Los Premios en esta oportunidad son:

Novela: compartido entre Jorge Méndez Limbrik por “El Laberinto del Verdugo” y Daniel Quirós por “Verano Rojo”


Cuento: compartido entre Carlos Cortés por “La última aventura de Batman” y Rodolfo Arias por “La Madriguera”


Poesía: compartido entre Silva Castro Méndez por “Agua” y Alexander Obando por “Ángeles para suicidas”

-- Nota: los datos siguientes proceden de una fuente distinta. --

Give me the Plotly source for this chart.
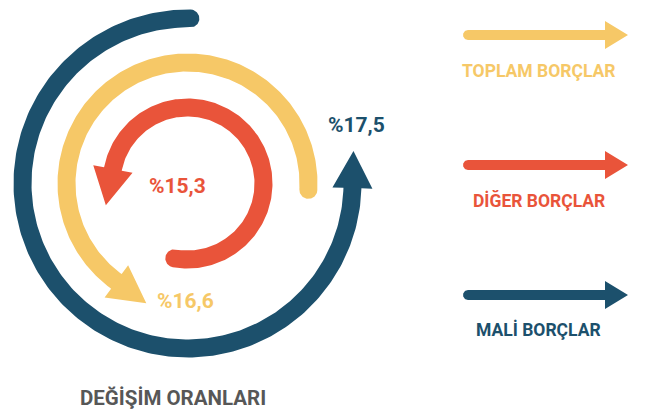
import numpy as np
import plotly.graph_objects as go

# ---- data ----
categories = ["TOPLAM BORÇLAR", "DİĞER BORÇLAR", "MALİ BORÇLAR"]
values = [16.6, 15.3, 17.5]
title_text = "DEĞİŞİM ORANLARI"

# ---- styles / geometry ----
colors = ["#F6C867", "#E9543A", "#1C506C"]
CX, CY = 187.5, 183.5
radii = [121, 76, 165]
start_deg = [-3, -100, 89]
end_deg = [234, 169, 358.4]
label_pos = [(185, 301), (177, 186), (356, 125)]
legend_y = [35, 165, 295]
legend_label_y = [70.5, 200.5, 329.5]

W, H = 647, 412
FONT = "Roboto"


def to_px(x, y):
    return CX + x, CY - y


def arc_arrow(r, t0, t1, w=18.0, head_w=40.0, head_l=37.0, n=240):
    t0r, t1r = np.radians(t0), np.radians(t1)
    ts = np.linspace(t0r, t1r, n)
    xs, ys = [], []
    # outer edge
    for t in ts:
        x, y = to_px((r + w / 2) * np.cos(t), (r + w / 2) * np.sin(t))
        xs.append(x); ys.append(y)
    # arrow head
    u = np.array([np.cos(t1r), np.sin(t1r)])
    v = np.array([-np.sin(t1r), np.cos(t1r)])
    base = r * u
    for p in (base + head_w / 2 * u, base + head_l * v, base - head_w / 2 * u):
        x, y = to_px(*p)
        xs.append(x); ys.append(y)
    # inner edge back
    for t in ts[::-1]:
        x, y = to_px((r - w / 2) * np.cos(t), (r - w / 2) * np.sin(t))
        xs.append(x); ys.append(y)
    # round cap at start
    u0 = np.array([np.cos(t0r), np.sin(t0r)])
    v0 = np.array([-np.sin(t0r), np.cos(t0r)])
    c0 = r * u0
    for ph in np.linspace(np.pi, 0, 40):
        p = c0 + (w / 2) * (np.cos(ph) * u0 - np.sin(ph) * v0)
        x, y = to_px(*p)
        xs.append(x); ys.append(y)
    xs.append(xs[0]); ys.append(ys[0])
    return xs, ys


def straight_arrow(x0, x1, y, w=10.0, head_w=28.0, head_l=23.0):
    xb = x1 - head_l
    xs = [x0, xb, xb, x1, xb, xb, x0]
    ys = [y - w / 2, y - w / 2, y - head_w / 2, y, y + head_w / 2, y + w / 2, y + w / 2]
    for ph in np.linspace(np.pi / 2, 3 * np.pi / 2, 30):
        xs.append(x0 + (w / 2) * np.cos(ph))
        ys.append(y + (w / 2) * np.sin(ph))
    return xs, ys


fig = go.Figure()
for i, cat in enumerate(categories):
    xs, ys = arc_arrow(radii[i], start_deg[i], end_deg[i])
    fig.add_trace(go.Scatter(x=xs, y=ys, mode="lines", fill="toself",
                             fillcolor=colors[i], line=dict(width=0, color=colors[i]),
                             hoverinfo="skip", showlegend=False))
    lx, ly = straight_arrow(468, 628, legend_y[i])
    fig.add_trace(go.Scatter(x=lx, y=ly, mode="lines", fill="toself",
                             fillcolor=colors[i], line=dict(width=0, color=colors[i]),
                             hoverinfo="skip", showlegend=False))
    label = "%" + f"{values[i]:.1f}".replace(".", ",")
    fig.add_annotation(x=label_pos[i][0], y=label_pos[i][1], text=label, showarrow=False,
                       xanchor="center", yanchor="middle",
                       font=dict(family=FONT, size=21, color=colors[i], weight="bold"))
    fig.add_annotation(x=538.5, y=legend_label_y[i], text=cat, showarrow=False,
                       xanchor="center", yanchor="middle",
                       font=dict(family=FONT, size=17.5, color=colors[i], weight="bold"))

fig.add_annotation(x=172.5, y=397.5, text=title_text, showarrow=False,
                   xanchor="center", yanchor="middle",
                   font=dict(family=FONT, size=20.5, color="#575757", weight="bold"))

fig.update_layout(
    width=W, height=H, margin=dict(l=0, r=0, t=0, b=0),
    paper_bgcolor="white", plot_bgcolor="white",
    xaxis=dict(range=[0, W], visible=False, fixedrange=True),
    yaxis=dict(range=[H, 0], visible=False, fixedrange=True),
)

fig.write_html("out.html", config={"displayModeBar": False},
               post_script="document.body.style.margin='0';")
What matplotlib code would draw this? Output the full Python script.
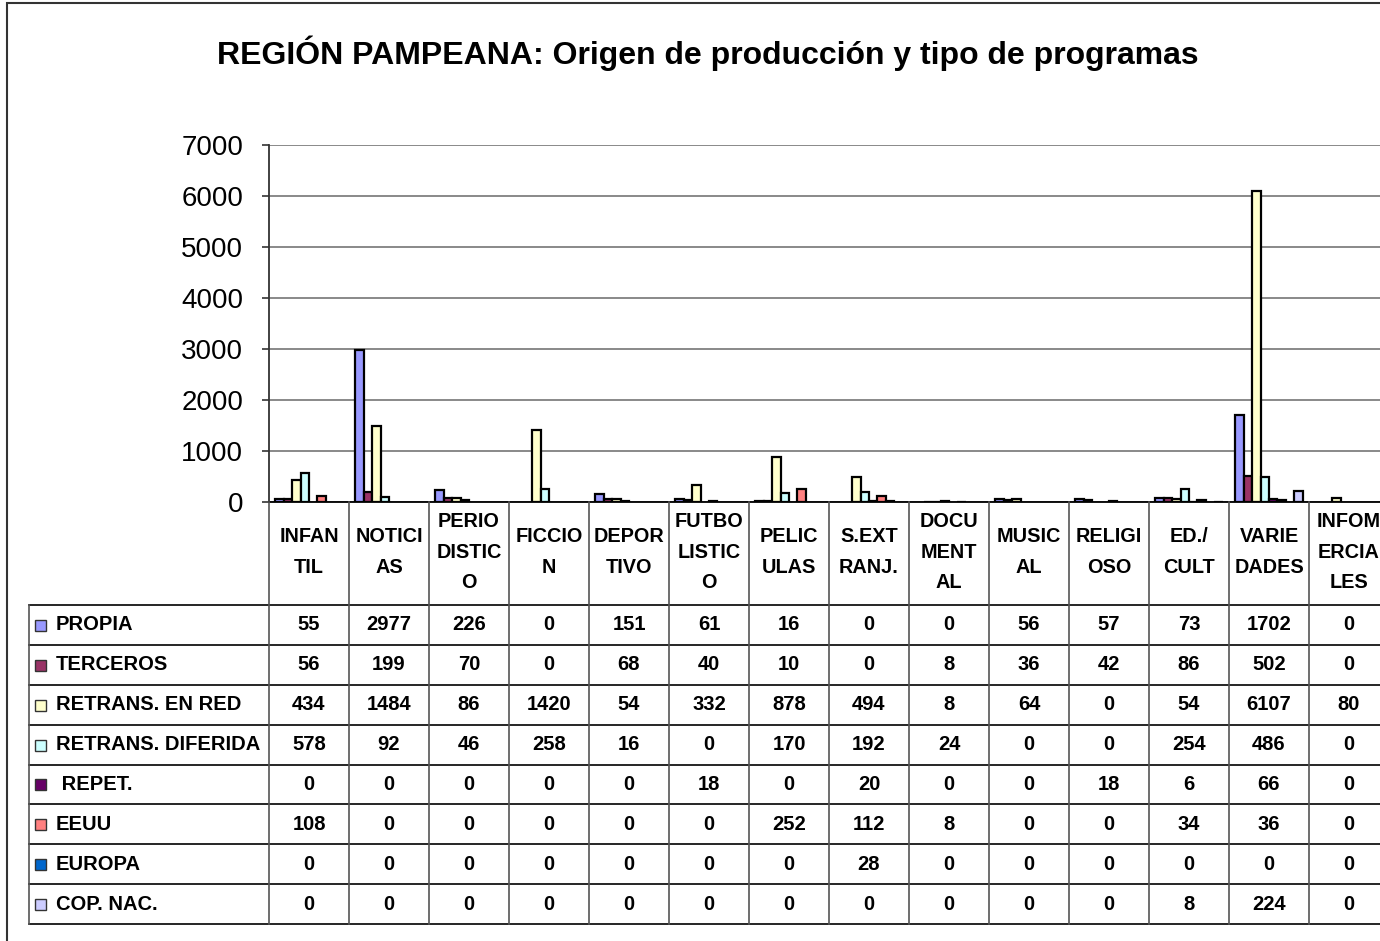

Podríamos decir que está de más que sea reconocido el trabajo poético de Alexander Obando, que está pendiente su reconocimiento en narrativa donde su aporte ha sido fundamental, Obando representa un caso único en la literatura actual, pues sin proponérselo es hoy un "escritor puente" entre su generación y las nuevas generaciones de escritores, su Más Violento Paraíso y su Canción por la muerte de los Niños, son obras contrapunto dentro de la narrativa costarricense y marcan un definitivo antes y después, a pesar de que se les quisiera ningunear por los mismo que ahora lo premian. 

Al premiar "Ángeles para Suicidas" se hace un reconocimiento a la obra poética de Obando, de un valor indiscutible (pues soy de los afortunados que a lo largo de los años, la hemos visto, leído, discutido y criticado) y está bien que se le premie, especialmente por el hecho de haber sido editada por una editorial independiente (Arboleda) las cuales no siempre han gozado de estos premios. En todo caso, la obra poética de Alexander Obando es desde hace mucho tiempo lo suficientemente conocida y valorada en nuestro medio, este premio nacional no le aporta mayor reconocimiento del que ya tiene, pero siento también que le llega este premio en mal momento, especialmente cuando se pone en contraste a los premiados en narrativa (Tanto en Cuento como en Novela).

Parece que nos dijeran con un guiño en el ojo: "Está bien, ahí tiene Obando su premio, pero los narradores son otros". Curiosamente antes de la sequía de premios en 2007 Carlos Cortez y Rodolfo Arias lo ganaron igual que ahora!!!